WHAT THE TASK ASKS: Retype every line from the start of the data down to and including the line with "const divRange = [0, 8];". Skip the pictures.

INFORMATION PROVIDED:
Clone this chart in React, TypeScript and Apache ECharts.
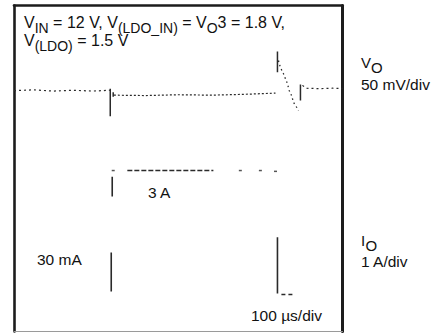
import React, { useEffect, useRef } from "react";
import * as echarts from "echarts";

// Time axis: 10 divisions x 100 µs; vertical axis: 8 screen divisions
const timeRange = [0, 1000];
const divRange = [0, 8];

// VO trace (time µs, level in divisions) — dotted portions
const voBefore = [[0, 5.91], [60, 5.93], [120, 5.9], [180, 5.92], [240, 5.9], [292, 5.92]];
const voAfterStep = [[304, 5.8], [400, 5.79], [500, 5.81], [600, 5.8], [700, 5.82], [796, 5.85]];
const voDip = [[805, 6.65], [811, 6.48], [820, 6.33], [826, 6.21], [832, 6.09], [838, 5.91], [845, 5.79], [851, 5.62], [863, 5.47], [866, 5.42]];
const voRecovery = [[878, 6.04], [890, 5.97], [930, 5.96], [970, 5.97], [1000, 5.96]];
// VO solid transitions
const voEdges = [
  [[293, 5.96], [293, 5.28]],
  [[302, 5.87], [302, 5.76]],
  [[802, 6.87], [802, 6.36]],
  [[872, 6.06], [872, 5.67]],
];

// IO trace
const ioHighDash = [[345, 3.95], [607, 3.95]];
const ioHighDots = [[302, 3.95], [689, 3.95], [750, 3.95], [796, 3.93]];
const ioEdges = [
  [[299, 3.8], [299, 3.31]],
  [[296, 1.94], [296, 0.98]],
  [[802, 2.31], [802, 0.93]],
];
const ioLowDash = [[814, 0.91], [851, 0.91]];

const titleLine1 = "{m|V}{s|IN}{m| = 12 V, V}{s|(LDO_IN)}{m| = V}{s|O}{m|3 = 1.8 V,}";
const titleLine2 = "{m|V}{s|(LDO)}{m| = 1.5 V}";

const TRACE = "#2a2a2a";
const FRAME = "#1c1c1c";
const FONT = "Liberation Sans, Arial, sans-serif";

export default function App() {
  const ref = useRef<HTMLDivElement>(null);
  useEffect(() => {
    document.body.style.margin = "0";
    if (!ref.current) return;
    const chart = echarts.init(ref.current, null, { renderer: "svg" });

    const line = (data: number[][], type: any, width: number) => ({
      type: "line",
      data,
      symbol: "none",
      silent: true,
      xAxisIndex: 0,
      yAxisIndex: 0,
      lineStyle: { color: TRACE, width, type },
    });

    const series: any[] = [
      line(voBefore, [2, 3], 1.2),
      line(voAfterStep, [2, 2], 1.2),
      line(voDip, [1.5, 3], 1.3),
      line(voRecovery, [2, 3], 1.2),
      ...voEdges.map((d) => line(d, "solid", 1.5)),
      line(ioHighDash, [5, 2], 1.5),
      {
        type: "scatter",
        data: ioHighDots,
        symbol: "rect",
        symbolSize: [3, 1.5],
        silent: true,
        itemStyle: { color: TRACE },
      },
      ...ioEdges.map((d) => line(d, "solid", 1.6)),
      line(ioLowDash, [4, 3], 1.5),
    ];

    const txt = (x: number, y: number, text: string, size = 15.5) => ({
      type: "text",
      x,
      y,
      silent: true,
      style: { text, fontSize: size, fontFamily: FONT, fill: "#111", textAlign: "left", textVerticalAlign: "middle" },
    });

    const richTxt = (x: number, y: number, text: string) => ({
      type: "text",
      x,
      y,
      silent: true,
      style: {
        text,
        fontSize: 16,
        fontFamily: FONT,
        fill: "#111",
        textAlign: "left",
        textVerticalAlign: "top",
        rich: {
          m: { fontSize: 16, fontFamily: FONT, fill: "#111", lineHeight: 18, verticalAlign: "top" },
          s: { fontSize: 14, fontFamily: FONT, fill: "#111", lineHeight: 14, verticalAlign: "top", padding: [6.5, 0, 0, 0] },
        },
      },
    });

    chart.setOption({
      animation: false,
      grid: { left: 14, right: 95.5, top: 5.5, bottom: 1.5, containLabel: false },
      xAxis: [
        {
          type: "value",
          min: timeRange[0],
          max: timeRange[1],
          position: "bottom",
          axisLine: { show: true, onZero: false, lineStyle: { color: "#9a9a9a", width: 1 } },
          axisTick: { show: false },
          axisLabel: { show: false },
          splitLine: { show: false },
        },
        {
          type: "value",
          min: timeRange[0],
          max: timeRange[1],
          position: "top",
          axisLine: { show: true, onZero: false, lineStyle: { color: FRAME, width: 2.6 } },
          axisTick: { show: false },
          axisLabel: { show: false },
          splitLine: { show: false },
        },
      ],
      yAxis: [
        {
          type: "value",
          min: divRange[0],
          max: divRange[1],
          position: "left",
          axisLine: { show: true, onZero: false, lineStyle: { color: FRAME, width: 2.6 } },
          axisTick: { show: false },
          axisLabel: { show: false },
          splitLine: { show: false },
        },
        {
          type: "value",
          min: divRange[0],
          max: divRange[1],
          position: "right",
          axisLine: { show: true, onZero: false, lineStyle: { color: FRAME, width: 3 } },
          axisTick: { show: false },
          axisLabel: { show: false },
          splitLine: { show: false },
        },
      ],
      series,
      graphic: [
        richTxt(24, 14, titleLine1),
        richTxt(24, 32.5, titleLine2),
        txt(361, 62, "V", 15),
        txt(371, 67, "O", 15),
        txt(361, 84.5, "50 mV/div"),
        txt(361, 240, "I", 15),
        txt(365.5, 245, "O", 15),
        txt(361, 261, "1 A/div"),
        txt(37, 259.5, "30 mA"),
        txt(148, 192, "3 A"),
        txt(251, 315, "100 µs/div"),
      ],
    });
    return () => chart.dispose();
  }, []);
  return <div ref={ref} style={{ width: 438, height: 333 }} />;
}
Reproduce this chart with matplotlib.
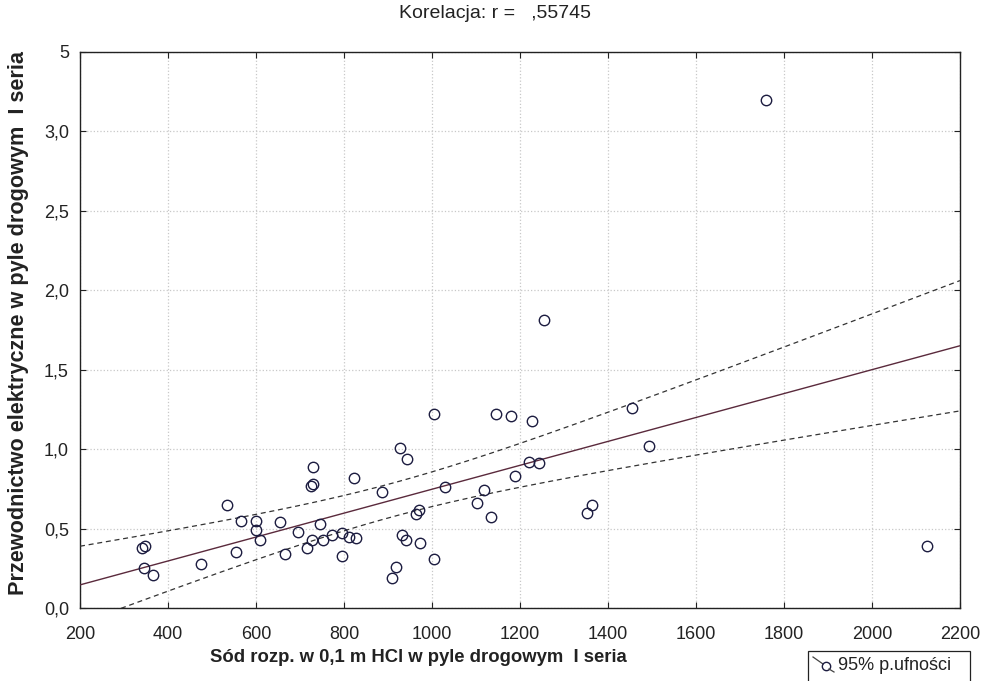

FINAL RESULT:
Clone this chart in React, TypeScript and Apache ECharts.
import React, { useEffect, useRef } from "react";
import * as echarts from "echarts";

// Time axis: 10 divisions x 100 µs; vertical axis: 8 screen divisions
const timeRange = [0, 1000];
const divRange = [0, 8];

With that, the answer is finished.